Problem details - Please transcribe the data below exactly. Leave the pictures out.

Dataset extract -
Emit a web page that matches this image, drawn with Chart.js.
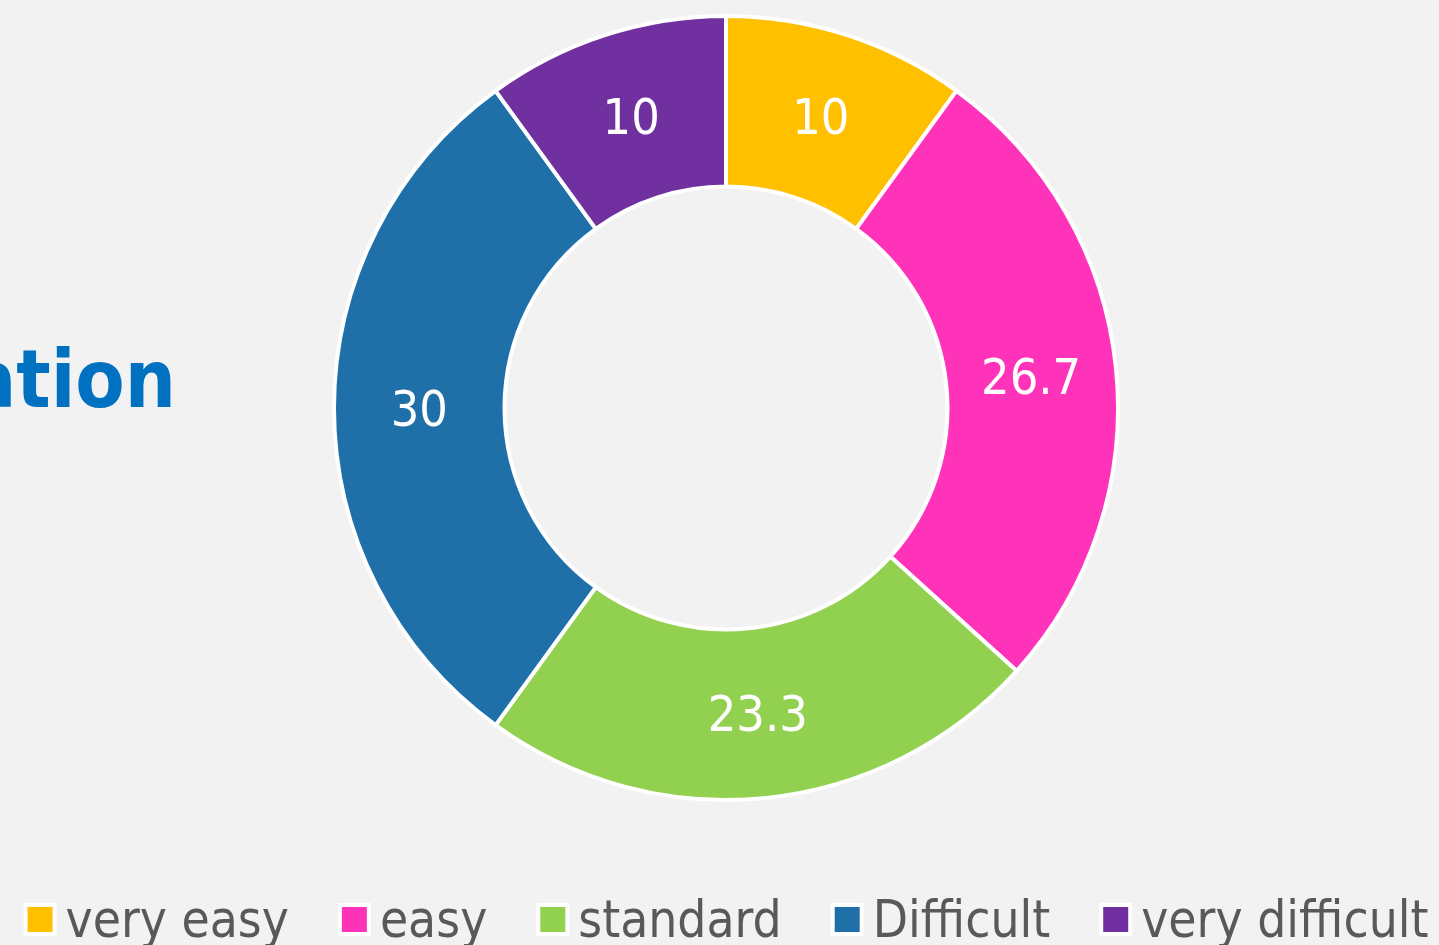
<!DOCTYPE html>
<html><head><meta charset="utf-8">
<script src="https://cdn.jsdelivr.net/npm/chart.js@4/dist/chart.umd.min.js"></script>
<style>html,body{margin:0;padding:0;background:#F2F2F2;overflow:hidden}</style>
</head><body>
<canvas id="c" width="1439" height="945"></canvas>
<script>
const categories = ['very easy', 'easy', 'standard', 'Difficult', 'very difficult'];
const values = [10, 26.7, 23.3, 30, 10];
const colors = ['#FFC000', '#FF33B9', '#92D050', '#1F6FA9', '#7030A0'];
const titleText = 'Evaluation';

const FONT = '"DejaVu Sans Condensed", "DejaVu Sans", sans-serif';

const bgPlugin = {
  id: 'bg',
  beforeDraw(chart) {
    const ctx = chart.ctx;
    ctx.save();
    ctx.fillStyle = '#F2F2F2';
    ctx.fillRect(0, 0, chart.width, chart.height);
    ctx.restore();
  }
};

const titlePlugin = {
  id: 'sideTitle',
  afterDraw(chart) {
    const ctx = chart.ctx;
    ctx.save();
    ctx.font = 'bold 80px ' + FONT;
    ctx.fillStyle = '#0070C0';
    ctx.textAlign = 'right';
    ctx.textBaseline = 'alphabetic';
    ctx.fillText(titleText, 176, 407);
    ctx.restore();
  }
};

const labelPlugin = {
  id: 'valueLabels',
  afterDatasetsDraw(chart) {
    const ctx = chart.ctx;
    const meta = chart.getDatasetMeta(0);
    ctx.save();
    ctx.font = '50px ' + FONT;
    ctx.fillStyle = '#FFFFFF';
    ctx.textAlign = 'center';
    ctx.textBaseline = 'middle';
    meta.data.forEach((arc, i) => {
      const p = arc.getCenterPoint();
      ctx.fillText(String(chart.data.datasets[0].data[i]), p.x, p.y + 5);
    });
    ctx.restore();
  }
};

const legendPlugin = {
  id: 'customLegend',
  afterDraw(chart) {
    const ctx = chart.ctx;
    const ds = chart.data.datasets[0];
    const labels = chart.data.labels;
    ctx.save();
    ctx.font = '51px ' + FONT;
    const box = 29, lw = 4, boxGap = 11, itemGap = 47;
    const widths = labels.map(l => ctx.measureText(l).width);
    let total = 0;
    widths.forEach((w, i) => { total += box + lw + boxGap + w + (i < widths.length - 1 ? itemGap : 0); });
    let x = 727 - total / 2;
    const boxTop = 905, baseline = 937;
    labels.forEach((l, i) => {
      const bx = x + lw / 2;
      ctx.fillStyle = ds.backgroundColor[i];
      ctx.fillRect(bx, boxTop, box, box);
      ctx.strokeStyle = '#FFFFFF';
      ctx.lineWidth = lw;
      ctx.strokeRect(bx, boxTop, box, box);
      const tx = x + box + lw + boxGap - 2;
      ctx.fillStyle = '#595959';
      ctx.textAlign = 'left';
      ctx.textBaseline = 'alphabetic';
      ctx.fillText(l, tx, baseline);
      x += box + lw + boxGap + widths[i] + itemGap;
    });
    ctx.restore();
  }
};

new Chart(document.getElementById('c'), {
  type: 'doughnut',
  data: {
    labels: categories,
    datasets: [{
      data: values,
      backgroundColor: colors,
      borderColor: '#FFFFFF',
      borderWidth: 4
    }]
  },
  options: {
    responsive: false,
    animation: false,
    devicePixelRatio: 1,
    cutout: '56.5%',
    layout: { padding: { top: 14, bottom: 143, left: 13, right: 0 } },
    plugins: {
      legend: { display: false },
      tooltip: { enabled: false },
      title: { display: false }
    }
  },
  plugins: [bgPlugin, labelPlugin, titlePlugin, legendPlugin]
});
</script>
</body></html>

The solution -
Emit a web page that matches this image, drawn with Chart.js.
<!DOCTYPE html>
<html><head><meta charset="utf-8">
<script src="https://cdn.jsdelivr.net/npm/chart.js@4/dist/chart.umd.min.js"></script>
<style>html,body{margin:0;padding:0;background:#F2F2F2;overflow:hidden}</style>
</head><body>
<canvas id="c" width="1439" height="945"></canvas>
<script>
const categories = ['very easy', 'easy', 'standard', 'Difficult', 'very difficult'];
const values = [10, 26.7, 23.3, 30, 10];
const colors = ['#FFC000', '#FF33B9', '#92D050', '#1F6FA9', '#7030A0'];
const titleText = 'Evaluation';

const FONT = '"DejaVu Sans Condensed", "DejaVu Sans", sans-serif';

const bgPlugin = {
  id: 'bg',
  beforeDraw(chart) {
    const ctx = chart.ctx;
    ctx.save();
    ctx.fillStyle = '#F2F2F2';
    ctx.fillRect(0, 0, chart.width, chart.height);
    ctx.restore();
  }
};

const titlePlugin = {
  id: 'sideTitle',
  afterDraw(chart) {
    const ctx = chart.ctx;
    ctx.save();
    ctx.font = 'bold 80px ' + FONT;
    ctx.fillStyle = '#0070C0';
    ctx.textAlign = 'right';
    ctx.textBaseline = 'alphabetic';
    ctx.fillText(titleText, 176, 407);
    ctx.restore();
  }
};

const labelPlugin = {
  id: 'valueLabels',
  afterDatasetsDraw(chart) {
    const ctx = chart.ctx;
    const meta = chart.getDatasetMeta(0);
    ctx.save();
    ctx.font = '50px ' + FONT;
    ctx.fillStyle = '#FFFFFF';
    ctx.textAlign = 'center';
    ctx.textBaseline = 'middle';
    meta.data.forEach((arc, i) => {
      const p = arc.getCenterPoint();
      ctx.fillText(String(chart.data.datasets[0].data[i]), p.x, p.y + 5);
    });
    ctx.restore();
  }
};

const legendPlugin = {
  id: 'customLegend',
  afterDraw(chart) {
    const ctx = chart.ctx;
    const ds = chart.data.datasets[0];
    const labels = chart.data.labels;
    ctx.save();
    ctx.font = '51px ' + FONT;
    const box = 29, lw = 4, boxGap = 11, itemGap = 47;
    const widths = labels.map(l => ctx.measureText(l).width);
    let total = 0;
    widths.forEach((w, i) => { total += box + lw + boxGap + w + (i < widths.length - 1 ? itemGap : 0); });
    let x = 727 - total / 2;
    const boxTop = 905, baseline = 937;
    labels.forEach((l, i) => {
      const bx = x + lw / 2;
      ctx.fillStyle = ds.backgroundColor[i];
      ctx.fillRect(bx, boxTop, box, box);
      ctx.strokeStyle = '#FFFFFF';
      ctx.lineWidth = lw;
      ctx.strokeRect(bx, boxTop, box, box);
      const tx = x + box + lw + boxGap - 2;
      ctx.fillStyle = '#595959';
      ctx.textAlign = 'left';
      ctx.textBaseline = 'alphabetic';
      ctx.fillText(l, tx, baseline);
      x += box + lw + boxGap + widths[i] + itemGap;
    });
    ctx.restore();
  }
};

new Chart(document.getElementById('c'), {
  type: 'doughnut',
  data: {
    labels: categories,
    datasets: [{
      data: values,
      backgroundColor: colors,
      borderColor: '#FFFFFF',
      borderWidth: 4
    }]
  },
  options: {
    responsive: false,
    animation: false,
    devicePixelRatio: 1,
    cutout: '56.5%',
    layout: { padding: { top: 14, bottom: 143, left: 13, right: 0 } },
    plugins: {
      legend: { display: false },
      tooltip: { enabled: false },
      title: { display: false }
    }
  },
  plugins: [bgPlugin, labelPlugin, titlePlugin, legendPlugin]
});
</script>
</body></html>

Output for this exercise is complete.